La belleza adúltera y sus tristes consecuencias

13.1. Que el hecho de embellecerse convierte en cortesanas (hetairas) a las mujeres, y en afeminados y adúlteros a los hombres, lo atestigua el trágico, cuando dice: “Tras llegar de Frigia aquel célebre juez de las diosas -según cuenta la leyenda argiva- a Lacedemonia, con refulgente vestido y reluciente de oro, con bárbara suntuosidad, loco de amor, partió a los establos del Ida, después que hubo raptado a Helena, aprovechando la ausencia de Menelao” (Eurípides, Ifigenia en Aulide, 71-77).

13.2. ¡Oh belleza adúltera! La frivolidad de un bárbaro y el placer de un afeminado provocaron la ruina de Grecia. El vestido, el lujo, la hermosura efímera corrompieron la austeridad espartana. Los adornos bárbaros denunciaron como cortesana (hetaira) a la hija de Zeus.

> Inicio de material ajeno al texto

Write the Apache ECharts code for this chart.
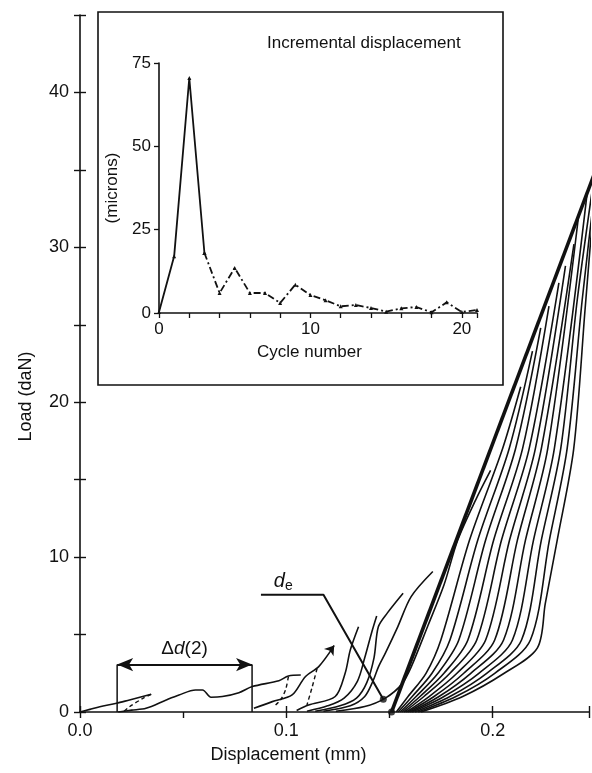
<!DOCTYPE html>
<html><head><meta charset="utf-8">
<script src="https://cdn.jsdelivr.net/npm/echarts/dist/echarts.min.js"></script>
<style>html,body{margin:0;padding:0;background:#fff}#c{width:592px;height:773px}</style>
</head><body><div id="c"></div>
<script>
// ---------- main chart: load vs displacement (x in mm, y in daN) ----------
const xTicks = [0.0, 0.1, 0.2];
const yTicks = [0, 10, 20, 30, 40];

const cycle1 = [[0,0],[0.0048,0.17],[0.0096,0.34],[0.0177,0.56],[0.024,0.78],[0.0345,1.14]];
const cycle2 = [[0.0185,0],[0.025,0.12],[0.032,0.24],[0.0418,0.78],[0.048,1.1],[0.056,1.42],[0.0594,1.42],[0.0635,0.95],[0.069,1.0],[0.077,1.25],[0.0835,1.64],[0.0964,2.02],[0.101,2.33],[0.107,2.39]];
const cycle3 = [[0.0843,0.24],[0.0932,0.67],[0.1028,1.1],[0.1092,2.28],[0.1157,2.93],[0.1229,4.22]];
const cycle4 = [[0.105,0.1],[0.1108,0.45],[0.1237,1.0],[0.1285,2.5],[0.131,4.0],[0.135,5.5]];
const cycle5 = [[0.110,0.05],[0.120,0.4],[0.128,0.9],[0.1345,2.0],[0.138,3.5],[0.1415,5.2],[0.1438,6.2]];
const cycle6 = [[0.114,0.05],[0.126,0.4],[0.134,0.9],[0.139,1.9],[0.1425,3.5],[0.1446,5.5],[0.149,6.4],[0.1566,7.67]];
const cycle7 = [[0.118,0.05],[0.131,0.4],[0.138,1.0],[0.142,2.0],[0.1446,2.9],[0.148,3.8],[0.154,5.5],[0.1605,7.45],[0.171,9.07]];
const cycle8 = [[0.124,0.05],[0.138,0.35],[0.148,0.9],[0.156,1.8],[0.1605,2.9],[0.1687,5.6],[0.1764,8.2],[0.1831,11.1],[0.1918,13.7],[0.199,15.6]];
const cycle9  = [[0.1533,0],[0.1590,1.0],[0.1677,2.5],[0.1749,4.65],[0.1888,11.1],[0.2048,17.0],[0.2136,21.0]];
const cycle10 = [[0.1542,0],[0.1610,1.0],[0.1706,2.5],[0.1793,4.65],[0.1928,11.1],[0.2080,17.0],[0.2193,23.3]];
const cycle11 = [[0.1552,0],[0.1629,1.0],[0.1735,2.5],[0.1836,4.65],[0.1966,11.1],[0.2111,17.0],[0.2233,24.8]];
const cycle12 = [[0.1561,0],[0.1648,1.0],[0.1764,2.5],[0.1880,4.65],[0.2005,11.1],[0.2145,17.0],[0.2273,26.2]];
const cycle13 = [[0.1571,0],[0.1667,1.0],[0.1793,2.5],[0.1923,4.65],[0.2043,11.1],[0.2177,17.0],[0.2321,27.7]];
const cycle14 = [[0.1581,0],[0.1692,1.0],[0.1827,2.5],[0.1966,4.65],[0.2082,11.1],[0.2207,17.0],[0.2353,28.8]];
const cycle15 = [[0.1590,0],[0.1716,1.0],[0.1860,2.5],[0.2010,4.65],[0.2120,11.1],[0.2236,17.0],[0.2394,30.2]];
const cycle16 = [[0.1600,0],[0.1740,1.0],[0.1894,2.5],[0.2053,4.65],[0.2159,11.1],[0.2267,17.0],[0.2418,32.2]];
const cycle17 = [[0.1610,0],[0.1764,1.0],[0.1933,2.5],[0.2096,4.65],[0.2198,11.1],[0.2299,17.0],[0.2458,33.5]];
const cycle18 = [[0.1624,0],[0.1793,1.0],[0.1971,2.5],[0.2140,4.65],[0.2236,11.1],[0.2330,17.0],[0.2410,26.6],[0.2487,34.1]];
const cycle19 = [[0.1639,0],[0.1822,1.0],[0.2010,2.5],[0.2183,4.65],[0.2275,11.1],[0.2361,17.0],[0.2434,26.6],[0.2506,35.0]];
const cycle20 = [[0.1653,0],[0.1855,1.0],[0.2056,2.5],[0.2217,4.14],[0.2255,7.0],[0.2313,11.1],[0.2393,17.0],[0.2448,26.0],[0.2506,35.5]];

const unload1 = [[0.0345,1.14],[0.0305,0.88],[0.024,0.34],[0.021,0]];
const unload2 = [[0.101,2.28],[0.0996,1.42],[0.0972,0.78],[0.0948,0.45]];
const unload3 = [[0.1149,2.8],[0.1125,1.6],[0.110,0.45]];

const elasticLine = [[0.151,0],[0.25,35]];
const deLeader = [[0.0877,7.57],[0.118,7.57],[0.147,0.82]];
const deDots = [[0.147,0.82],[0.151,0]];
const deLabelAt = [0.0985,8.4];
const deltaD2 = {x1:0.018, x2:0.0834, y:3.06};
const arrowCycle3 = [[0.1212,3.95],[0.1232,4.3]];

// ---------- inset: incremental displacement ----------
const cycles = [0,1,2,3,4,5,6,7,8,9,10,11,12,13,14,15,16,17,18,19,20,21];
const microns = [0.3,17,70.5,18,6,13.5,6,6,3,8.5,5.4,3.8,2,2.4,1.5,0.4,1.4,1.8,0.2,3.2,0.3,0.9];
const insetXTicks = [0,10,20];
const insetYTicks = [0,25,50,75];

const FONT = 'Liberation Sans, Arial, Helvetica, sans-serif';
const INK = '#111';

const loadingCurves = [cycle1,cycle2,cycle3,cycle4,cycle5,cycle6,cycle7,cycle8,cycle9,cycle10,cycle11,cycle12,cycle13,cycle14,cycle15,cycle16,cycle17,cycle18,cycle19,cycle20];
const unloadCurves = [unload1,unload2,unload3];

const near = (v, list) => list.some(t => Math.abs(t - v) < 1e-6);

const series = [];
loadingCurves.forEach(c => series.push({
  type:'line', xAxisIndex:0, yAxisIndex:0, data:c, showSymbol:false, smooth:0.3,
  lineStyle:{color:INK, width:1.6}, silent:true, z:3
}));
unloadCurves.forEach(c => series.push({
  type:'line', xAxisIndex:0, yAxisIndex:0, data:c, showSymbol:false, smooth:0.3,
  lineStyle:{color:INK, width:1.4, type:[4,3]}, silent:true, z:3
}));
series.push({
  type:'line', xAxisIndex:0, yAxisIndex:0, data:elasticLine, showSymbol:false,
  lineStyle:{color:INK, width:3.6}, silent:true, z:4
});
series.push({
  type:'line', xAxisIndex:0, yAxisIndex:0, data:deLeader, showSymbol:false,
  lineStyle:{color:INK, width:2}, silent:true, z:5,
  markPoint:{
    symbol:'circle', symbolSize:0, silent:true,
    data:[{coord:deLabelAt, value:'d', label:{show:true, position:'inside',
      formatter:'{d|d}{e|e}', rich:{d:{fontFamily:FONT, fontSize:20, fontStyle:'italic', color:INK},
        e:{fontFamily:FONT, fontSize:14, color:INK, padding:[8,0,0,0]}}}}]
  },
  markLine:{
    silent:true, symbol:['none','arrow'], symbolSize:9, label:{show:false},
    lineStyle:{color:INK, width:1.6, type:'solid'},
    data:[[{coord:arrowCycle3[0]},{coord:arrowCycle3[1]}]]
  }
});
series.push({
  type:'scatter', xAxisIndex:0, yAxisIndex:0, data:deDots, symbol:'circle', symbolSize:7,
  itemStyle:{color:INK}, silent:true, z:6
});
// delta d(2) bracket
series.push({
  type:'line', xAxisIndex:0, yAxisIndex:0,
  data:[[deltaD2.x1,0],[deltaD2.x1,deltaD2.y]], showSymbol:false,
  lineStyle:{color:INK, width:1.5}, silent:true
});
series.push({
  type:'line', xAxisIndex:0, yAxisIndex:0,
  data:[[deltaD2.x2,0],[deltaD2.x2,deltaD2.y]], showSymbol:false,
  lineStyle:{color:INK, width:1.5}, silent:true,
  markLine:{
    silent:true, symbol:['arrow','arrow'], symbolSize:[10,16],
    lineStyle:{color:INK, width:2, type:'solid'},
    label:{show:true, position:'middle', distance:6,
      formatter:'Δ{i|d}(2)', fontFamily:FONT, fontSize:19, color:INK,
      rich:{i:{fontFamily:FONT, fontSize:19, fontStyle:'italic', color:INK}}},
    data:[[{coord:[deltaD2.x1,deltaD2.y]},{coord:[deltaD2.x2,deltaD2.y]}]]
  }
});

// inset series
const insetPts = cycles.map((c,i) => [c, microns[i]]);
series.push({
  type:'line', xAxisIndex:2, yAxisIndex:2, data:insetPts.slice(0,4),
  symbol:'triangle', symbolSize:4, showSymbol:true,
  itemStyle:{color:INK}, lineStyle:{color:INK, width:1.8}, silent:true
});
series.push({
  type:'line', xAxisIndex:2, yAxisIndex:2, data:insetPts.slice(3),
  symbol:'triangle', symbolSize:4, showSymbol:true,
  itemStyle:{color:INK}, lineStyle:{color:INK, width:1.8, type:[7,3,2,3]}, silent:true
});

const axisTxt = {fontFamily:FONT, fontSize:18, color:INK};
const insetTxt = {fontFamily:FONT, fontSize:17, color:INK};

const option = {
  animation:false,
  backgroundColor:'#fff',
  title:{text:'Incremental displacement', left:267, top:35, padding:0,
    textStyle:{fontFamily:FONT, fontSize:17, fontWeight:'normal', color:INK}},
  grid:[
    {left:80, right:0, top:15, bottom:61},
    {left:159, right:115, top:63, bottom:460}
  ],
  xAxis:[
    {gridIndex:0, type:'value', min:0, max:0.2467, interval:0.05, position:'bottom',
     axisLine:{lineStyle:{color:INK, width:1.6}}, splitLine:{show:false},
     axisTick:{inside:false, length:6, lineStyle:{color:INK, width:1.4}},
     axisLabel:Object.assign({margin:10, formatter:v => near(v,xTicks) ? v.toFixed(1) : ''}, axisTxt),
     name:'Displacement (mm)', nameLocation:'middle', nameGap:34,
     nameTextStyle:Object.assign({padding:[0,92,0,0]}, axisTxt)},
    {gridIndex:0, type:'value', min:0, max:0.2467, interval:0.1, position:'bottom',
     axisLine:{show:false}, splitLine:{show:false}, axisLabel:{show:false},
     axisTick:{inside:true, length:6, lineStyle:{color:INK, width:1.4}}},
    {gridIndex:1, type:'value', min:0, max:21, interval:2, position:'bottom',
     axisLine:{lineStyle:{color:INK, width:1.6}}, splitLine:{show:false},
     axisTick:{inside:false, length:5, lineStyle:{color:INK, width:1.3}},
     axisLabel:Object.assign({margin:8, formatter:v => near(v,insetXTicks) ? String(v) : ''}, insetTxt),
     name:'Cycle number', nameLocation:'middle', nameGap:31,
     nameTextStyle:Object.assign({padding:[0,17,0,0]}, insetTxt)}
  ],
  yAxis:[
    {gridIndex:0, type:'value', min:0, max:45, interval:5, position:'left',
     axisLine:{show:true, lineStyle:{color:INK, width:1.6}}, splitLine:{show:false},
     axisTick:{show:true, inside:false, length:6, lineStyle:{color:INK, width:1.4}},
     axisLabel:Object.assign({margin:11, formatter:v => near(v,yTicks) ? String(v) : ''}, axisTxt),
     name:'Load (daN)', nameLocation:'middle', nameGap:45,
     nameTextStyle:Object.assign({padding:[0,66,0,0]}, axisTxt)},
    {gridIndex:0, type:'value', min:0, max:45, interval:5, position:'left',
     axisLine:{show:false}, splitLine:{show:false}, axisLabel:{show:false},
     axisTick:{show:true, inside:true, length:6, lineStyle:{color:INK, width:1.4}}},
    {gridIndex:1, type:'value', min:0, max:75, interval:25, position:'left',
     axisLine:{show:true, lineStyle:{color:INK, width:1.6}}, splitLine:{show:false},
     axisTick:{show:true, inside:false, length:5, lineStyle:{color:INK, width:1.3}},
     axisLabel:Object.assign({margin:8, formatter:v => near(v,insetYTicks) ? String(v) : ''}, insetTxt),
     name:'(microns)', nameLocation:'middle', nameGap:38,
     nameTextStyle:Object.assign({}, insetTxt)}
  ],
  graphic:[
    {type:'rect', shape:{x:98, y:12, width:405, height:373}, silent:true, z:1,
     style:{stroke:INK, lineWidth:1.6, fill:null}}
  ],
  series: series
};

const chart = echarts.init(document.getElementById('c'), null, {renderer:'canvas'});
chart.setOption(option);
</script></body></html>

13.3. Carecían de un pedagogo que reprimiera su concupiscencia y les dijera: “No fornicarás y no desearás” (Ex 20,13. 17), que les impidiese dejarse arrastrar por la pasión hacia el adulterio, e inflamar sus apetitos por el amor de sus adornos.

13.4. ¡Cuál fue su fin y cuántos males no sufrieron quienes no quisieron refrenar su egoísmo! Dos continentes se han conmovido por los desenfrenados placeres, y todo quedó trastornado por un joven bárbaro. Grecia toda se hace a la mar, y el mar se siente angosto para llevar los continentes.

13.5. Una larga guerra se desencadena, estallan crueles combates, y los campos de lucha se llenan de cadáveres. El bárbaro ultraja a la (flota) en el puerto. Impera la injusticia, y la mirada de Zeus cantada por el poeta se vuelve hacia los tracios. Las llanuras bárbaras se sacian de noble sangre, y las corrientes de los ríos se ven detenidas por los cadáveres. Los pechos son golpeados al son de los trenos, y el dolor se extiende por todo el orbe. Todos tiemblan: “Los pies y las cimas del Ida, abundante en manantiales; la ciudad de los troyanos y las naves de los aqueos” Homero, Ilíada, XX,59-60).

Los seres humanos se pierden si no los guía el Verbo

14.1. ¿Adonde huir, Homero, y dónde detenerse? Muéstranos una tierra que no tiemble... (aquí hay una laguna en el original griego). No tomes las riendas, pequeño, que eres inexperto; no subas al carro, si desconoces el arte de guiar caballos. El cielo se contenta con dos aurigas, a quienes sólo guía e impulsa el fuego. La inteligencia se extravía por el placer, y la integridad de la razón se degrada, si no recibe la educación del Verbo, y se desliza hacia el libertinaje: y éste es el pago de su error.

14.2. Como ejemplo tienes a los ángeles del cielo, que cambiaron la belleza de Dios por una belleza caduca (cf. Gn 6,2), cayendo así desde el cielo hasta la tierra. También los descendientes de Siquem sufrieron el castigo por rebajarse hasta ultrajar a una santa virgen. El sepulcro fue su castigo, y el recuerdo de su desgracia nos guía a nosotros a la salvación (cf. Gn 34,1. 26-28).